#### Instruction:
Nothing but the lines from the line with "Clone this chart in Altair." to the line with "import pandas as pd", both included, is to be repeated, and those exactly. Leave out the pictures.
=== Data in this exercise ===
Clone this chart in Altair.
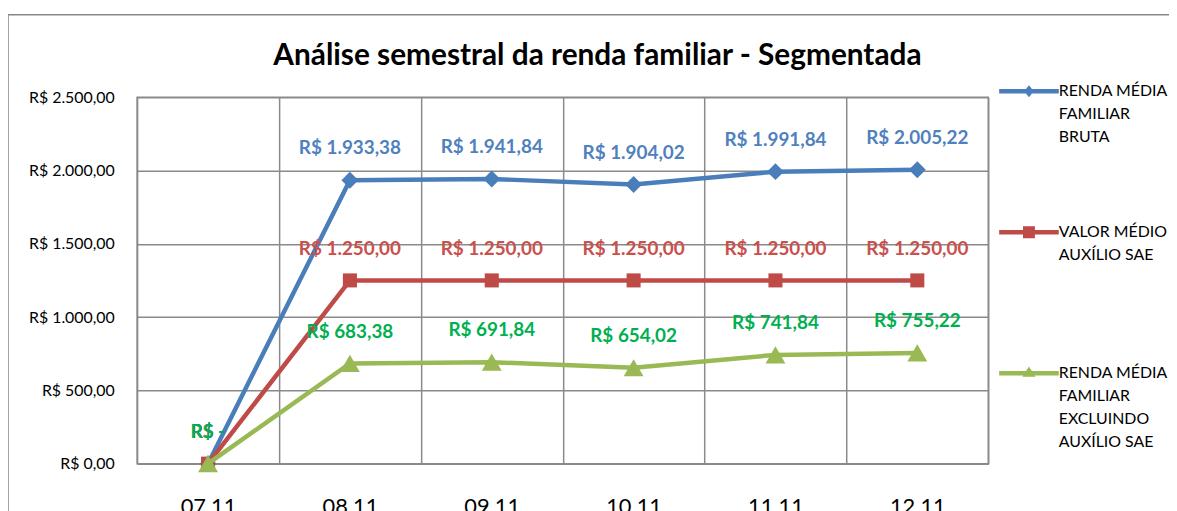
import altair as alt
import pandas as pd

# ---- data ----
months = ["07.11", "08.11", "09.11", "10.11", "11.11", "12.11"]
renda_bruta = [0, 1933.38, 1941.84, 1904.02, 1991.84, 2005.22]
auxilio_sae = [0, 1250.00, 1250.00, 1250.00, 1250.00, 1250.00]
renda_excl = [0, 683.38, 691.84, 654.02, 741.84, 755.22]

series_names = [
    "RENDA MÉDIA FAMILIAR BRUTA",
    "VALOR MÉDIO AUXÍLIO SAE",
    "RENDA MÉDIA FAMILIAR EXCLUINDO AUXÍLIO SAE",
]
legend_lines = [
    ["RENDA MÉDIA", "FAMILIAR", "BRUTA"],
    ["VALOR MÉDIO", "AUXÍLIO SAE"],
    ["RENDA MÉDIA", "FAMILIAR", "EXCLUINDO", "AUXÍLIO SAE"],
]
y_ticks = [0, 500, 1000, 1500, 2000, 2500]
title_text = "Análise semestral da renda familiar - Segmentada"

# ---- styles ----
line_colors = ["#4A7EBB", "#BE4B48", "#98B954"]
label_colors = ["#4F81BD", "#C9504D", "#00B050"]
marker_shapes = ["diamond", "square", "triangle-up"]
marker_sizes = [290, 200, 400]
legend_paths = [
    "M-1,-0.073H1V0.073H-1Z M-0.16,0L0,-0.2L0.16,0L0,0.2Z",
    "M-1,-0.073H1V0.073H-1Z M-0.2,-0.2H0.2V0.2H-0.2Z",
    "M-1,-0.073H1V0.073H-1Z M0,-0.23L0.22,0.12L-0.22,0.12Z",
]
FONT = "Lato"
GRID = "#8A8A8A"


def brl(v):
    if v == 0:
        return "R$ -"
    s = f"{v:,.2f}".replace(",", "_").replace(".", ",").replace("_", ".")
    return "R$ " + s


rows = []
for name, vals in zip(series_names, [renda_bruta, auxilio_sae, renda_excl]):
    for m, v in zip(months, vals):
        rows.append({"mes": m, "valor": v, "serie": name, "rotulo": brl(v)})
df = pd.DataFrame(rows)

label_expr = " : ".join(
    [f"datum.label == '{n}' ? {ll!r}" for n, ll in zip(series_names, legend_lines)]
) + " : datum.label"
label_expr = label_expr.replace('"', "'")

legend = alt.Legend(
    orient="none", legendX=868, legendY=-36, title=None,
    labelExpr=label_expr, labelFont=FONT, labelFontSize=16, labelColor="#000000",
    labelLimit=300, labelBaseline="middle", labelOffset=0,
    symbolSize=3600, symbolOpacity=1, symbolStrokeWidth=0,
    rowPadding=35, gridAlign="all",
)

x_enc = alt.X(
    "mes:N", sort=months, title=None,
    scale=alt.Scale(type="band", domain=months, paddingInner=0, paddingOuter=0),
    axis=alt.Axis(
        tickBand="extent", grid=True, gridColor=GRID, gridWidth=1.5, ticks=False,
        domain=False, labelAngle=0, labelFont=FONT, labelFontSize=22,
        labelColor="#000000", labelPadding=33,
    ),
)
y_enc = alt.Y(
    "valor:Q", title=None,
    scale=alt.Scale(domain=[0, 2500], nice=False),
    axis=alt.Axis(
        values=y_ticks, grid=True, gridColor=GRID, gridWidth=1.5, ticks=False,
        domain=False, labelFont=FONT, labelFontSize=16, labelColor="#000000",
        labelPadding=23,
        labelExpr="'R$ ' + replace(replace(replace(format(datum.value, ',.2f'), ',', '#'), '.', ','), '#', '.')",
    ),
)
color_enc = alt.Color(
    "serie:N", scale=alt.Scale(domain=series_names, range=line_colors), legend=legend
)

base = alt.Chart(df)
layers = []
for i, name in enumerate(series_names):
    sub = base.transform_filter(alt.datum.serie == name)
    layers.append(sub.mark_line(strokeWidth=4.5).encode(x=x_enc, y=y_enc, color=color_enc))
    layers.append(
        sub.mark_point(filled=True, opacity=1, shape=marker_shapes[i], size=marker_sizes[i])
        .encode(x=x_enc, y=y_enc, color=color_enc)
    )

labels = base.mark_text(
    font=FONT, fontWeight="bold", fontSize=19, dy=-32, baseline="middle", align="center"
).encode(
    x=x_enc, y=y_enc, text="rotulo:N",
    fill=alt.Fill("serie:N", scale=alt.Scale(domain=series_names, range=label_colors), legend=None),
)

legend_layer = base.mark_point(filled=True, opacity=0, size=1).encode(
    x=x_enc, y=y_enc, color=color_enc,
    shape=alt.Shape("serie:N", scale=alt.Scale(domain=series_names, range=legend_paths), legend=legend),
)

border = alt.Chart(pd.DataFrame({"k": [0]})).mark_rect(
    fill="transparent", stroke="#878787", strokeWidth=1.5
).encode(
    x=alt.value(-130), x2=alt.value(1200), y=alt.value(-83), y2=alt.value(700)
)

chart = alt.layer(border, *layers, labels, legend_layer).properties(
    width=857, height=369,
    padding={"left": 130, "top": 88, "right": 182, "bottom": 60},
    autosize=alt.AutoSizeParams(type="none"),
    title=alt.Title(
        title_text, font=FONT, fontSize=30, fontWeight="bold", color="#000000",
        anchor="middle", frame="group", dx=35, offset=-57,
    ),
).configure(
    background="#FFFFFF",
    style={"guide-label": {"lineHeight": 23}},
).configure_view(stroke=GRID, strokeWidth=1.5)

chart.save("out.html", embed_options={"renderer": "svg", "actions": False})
===
=== Data in this exercise ===
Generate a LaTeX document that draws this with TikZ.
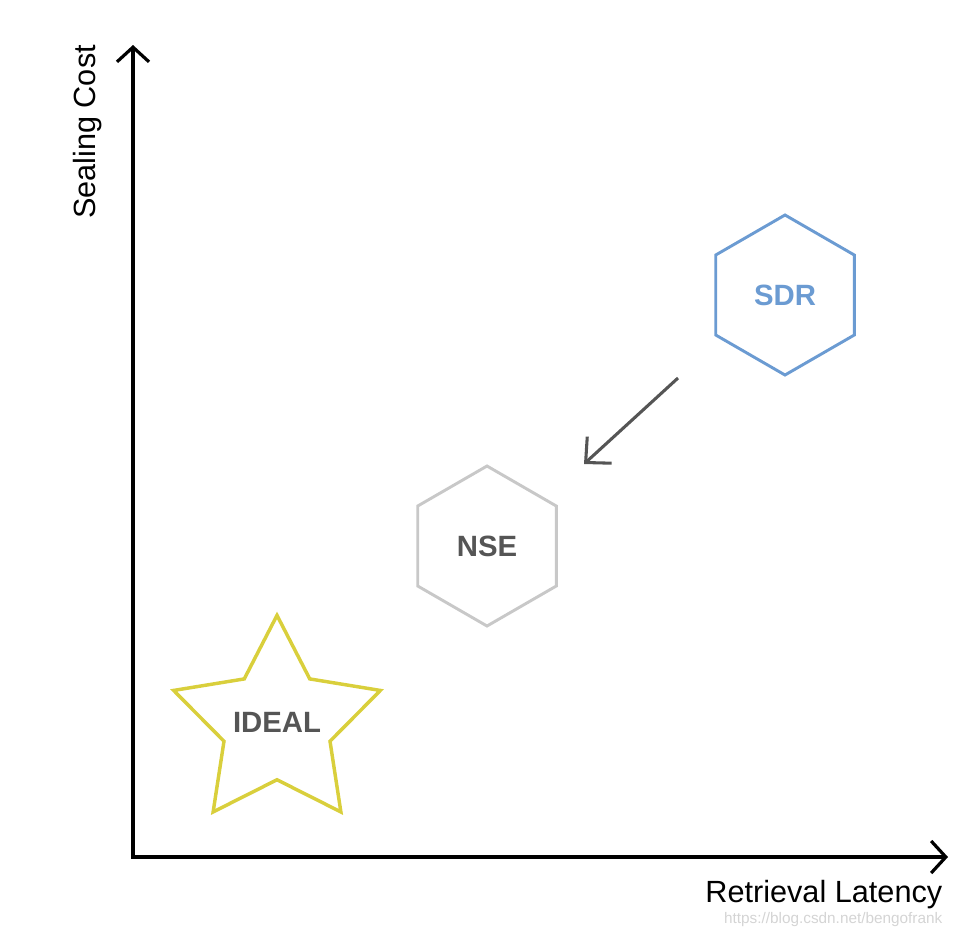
===
#### Complete output:
Clone this chart in Altair.
import altair as alt
import pandas as pd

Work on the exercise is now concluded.